## TASK DESCRIPTION
Set the listing down again exactly, please, apart from its pictures.

============

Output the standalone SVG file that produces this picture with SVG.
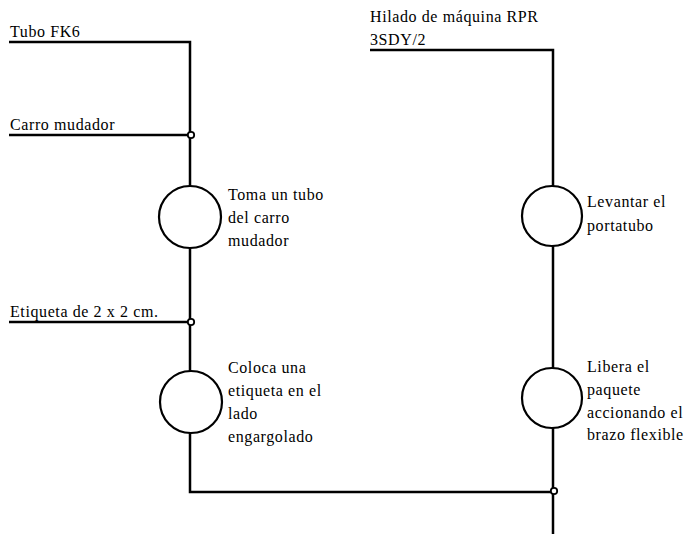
<svg xmlns="http://www.w3.org/2000/svg" width="692" height="534" viewBox="0 0 692 534">
<style>
.ln{fill:none;stroke:#000;stroke-width:2.5}
.op{fill:#fff;stroke:#000;stroke-width:2.2}
.jn{fill:#fff;stroke:#000;stroke-width:1.8}
.t{font-family:'Liberation Serif','DejaVu Serif','Times New Roman',serif;font-size:16px;letter-spacing:0.6px;fill:#000}
</style>
<rect width="692" height="534" fill="#fff"/>
<g id="connectors">
<polyline class="ln" points="9,42 190,42 190,186"/>
<line class="ln" x1="9" y1="135" x2="190" y2="135"/>
<line class="ln" x1="190" y1="248" x2="190" y2="371"/>
<line class="ln" x1="9" y1="322" x2="190" y2="322"/>
<polyline class="ln" points="190,433 190,492 553,492"/>
<polyline class="ln" points="370,50 553,50 553,186"/>
<line class="ln" x1="553" y1="246" x2="553" y2="368"/>
<line class="ln" x1="553" y1="428" x2="553" y2="534"/>
<circle class="jn" cx="191" cy="135" r="3.2"/>
<circle class="jn" cx="191" cy="322" r="3.2"/>
<circle class="jn" cx="554" cy="491" r="3.2"/>
</g>
<g class="t" font-family="Liberation Serif, serif" font-size="16">
<g id="in1"><text x="10" y="37">Tubo FK6</text></g>
<g id="in2"><text x="10" y="130">Carro mudador</text></g>
<g id="in3"><text x="10" y="317">Etiqueta de 2 x 2 cm.</text></g>
<g id="in4"><text x="370" y="22">Hilado de máquina RPR</text><text x="370" y="45">3SDY/2</text></g>
</g>
<g id="op1"><circle class="op" cx="190" cy="217" r="31"/>
<text class="t" x="228" y="200">Toma un tubo</text><text class="t" x="228" y="223">del carro</text><text class="t" x="228" y="246">mudador</text></g>
<g id="op2"><circle class="op" cx="191" cy="402" r="31"/>
<text class="t" x="228" y="373">Coloca una</text><text class="t" x="228" y="396">etiqueta en el</text><text class="t" x="228" y="419">lado</text><text class="t" x="228" y="442">engargolado</text></g>
<g id="op3"><circle class="op" cx="552" cy="216" r="30"/>
<text class="t" x="587" y="207">Levantar el</text><text class="t" x="587" y="231">portatubo</text></g>
<g id="op4"><circle class="op" cx="552" cy="398" r="30"/>
<text class="t" x="587" y="372">Libera el</text><text class="t" x="587" y="395">paquete</text><text class="t" x="587" y="418">accionando el</text><text class="t" x="587" y="440">brazo flexible</text></g>
</svg>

============

## WRITTEN ANSWER
Output the standalone SVG file that produces this picture with SVG.
<svg xmlns="http://www.w3.org/2000/svg" width="692" height="534" viewBox="0 0 692 534">
<style>
.ln{fill:none;stroke:#000;stroke-width:2.5}
.op{fill:#fff;stroke:#000;stroke-width:2.2}
.jn{fill:#fff;stroke:#000;stroke-width:1.8}
.t{font-family:'Liberation Serif','DejaVu Serif','Times New Roman',serif;font-size:16px;letter-spacing:0.6px;fill:#000}
</style>
<rect width="692" height="534" fill="#fff"/>
<g id="connectors">
<polyline class="ln" points="9,42 190,42 190,186"/>
<line class="ln" x1="9" y1="135" x2="190" y2="135"/>
<line class="ln" x1="190" y1="248" x2="190" y2="371"/>
<line class="ln" x1="9" y1="322" x2="190" y2="322"/>
<polyline class="ln" points="190,433 190,492 553,492"/>
<polyline class="ln" points="370,50 553,50 553,186"/>
<line class="ln" x1="553" y1="246" x2="553" y2="368"/>
<line class="ln" x1="553" y1="428" x2="553" y2="534"/>
<circle class="jn" cx="191" cy="135" r="3.2"/>
<circle class="jn" cx="191" cy="322" r="3.2"/>
<circle class="jn" cx="554" cy="491" r="3.2"/>
</g>
<g class="t" font-family="Liberation Serif, serif" font-size="16">
<g id="in1"><text x="10" y="37">Tubo FK6</text></g>
<g id="in2"><text x="10" y="130">Carro mudador</text></g>
<g id="in3"><text x="10" y="317">Etiqueta de 2 x 2 cm.</text></g>
<g id="in4"><text x="370" y="22">Hilado de máquina RPR</text><text x="370" y="45">3SDY/2</text></g>
</g>
<g id="op1"><circle class="op" cx="190" cy="217" r="31"/>
<text class="t" x="228" y="200">Toma un tubo</text><text class="t" x="228" y="223">del carro</text><text class="t" x="228" y="246">mudador</text></g>
<g id="op2"><circle class="op" cx="191" cy="402" r="31"/>
<text class="t" x="228" y="373">Coloca una</text><text class="t" x="228" y="396">etiqueta en el</text><text class="t" x="228" y="419">lado</text><text class="t" x="228" y="442">engargolado</text></g>
<g id="op3"><circle class="op" cx="552" cy="216" r="30"/>
<text class="t" x="587" y="207">Levantar el</text><text class="t" x="587" y="231">portatubo</text></g>
<g id="op4"><circle class="op" cx="552" cy="398" r="30"/>
<text class="t" x="587" y="372">Libera el</text><text class="t" x="587" y="395">paquete</text><text class="t" x="587" y="418">accionando el</text><text class="t" x="587" y="440">brazo flexible</text></g>
</svg>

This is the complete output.